除了获取状态码外，我们还可以定制请求头来模拟浏览器发送请求，这在一些网站对爬虫进行反爬虫策略时非常有用。下面是一个使用urllib定制请求头的示例：

import urllib.request

def check_website_status(url):
    try:
        headers = {
            'User-Agent': 'Mozilla/5.0 (Windows NT 10.0; Win64; x64) AppleWebKit/537.36 (KHTML, like Gecko) Chrome/58.0.3029.110 Safari/537.3'}
        req = urllib.request.Request(url, headers=headers)
        response = urllib.request.urlopen(req)
        status_code = response.getcode()
        print("网站状态码：", status_code)
        if status_code == 200:
            print("页面可以访问！")
        elif status_code == 404:
            print("页面不存在！
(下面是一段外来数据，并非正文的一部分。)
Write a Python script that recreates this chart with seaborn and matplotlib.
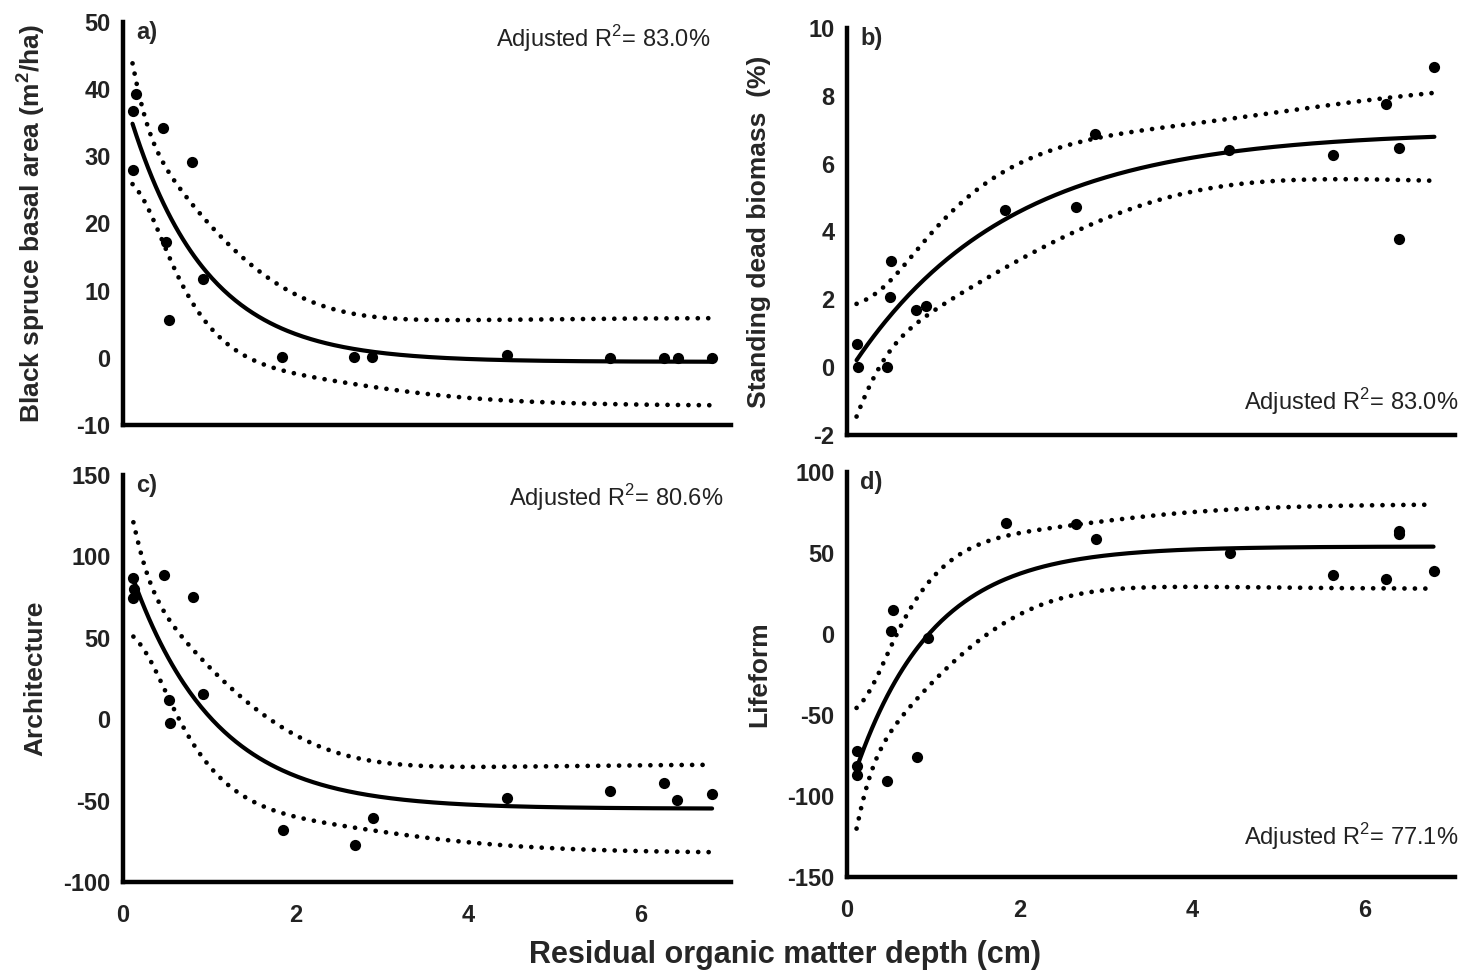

")
        else:
            print("页面存在，但状态码为：", status_code)
    except urllib.error.URLError as e:
        print("发生错误：", e)

# 检测百度首页状态码
url = "https://www.baidu.com"
check_website_status(url)

# 检测404页面状态码
url = "https://www.example.com/404"
check_website_status(url)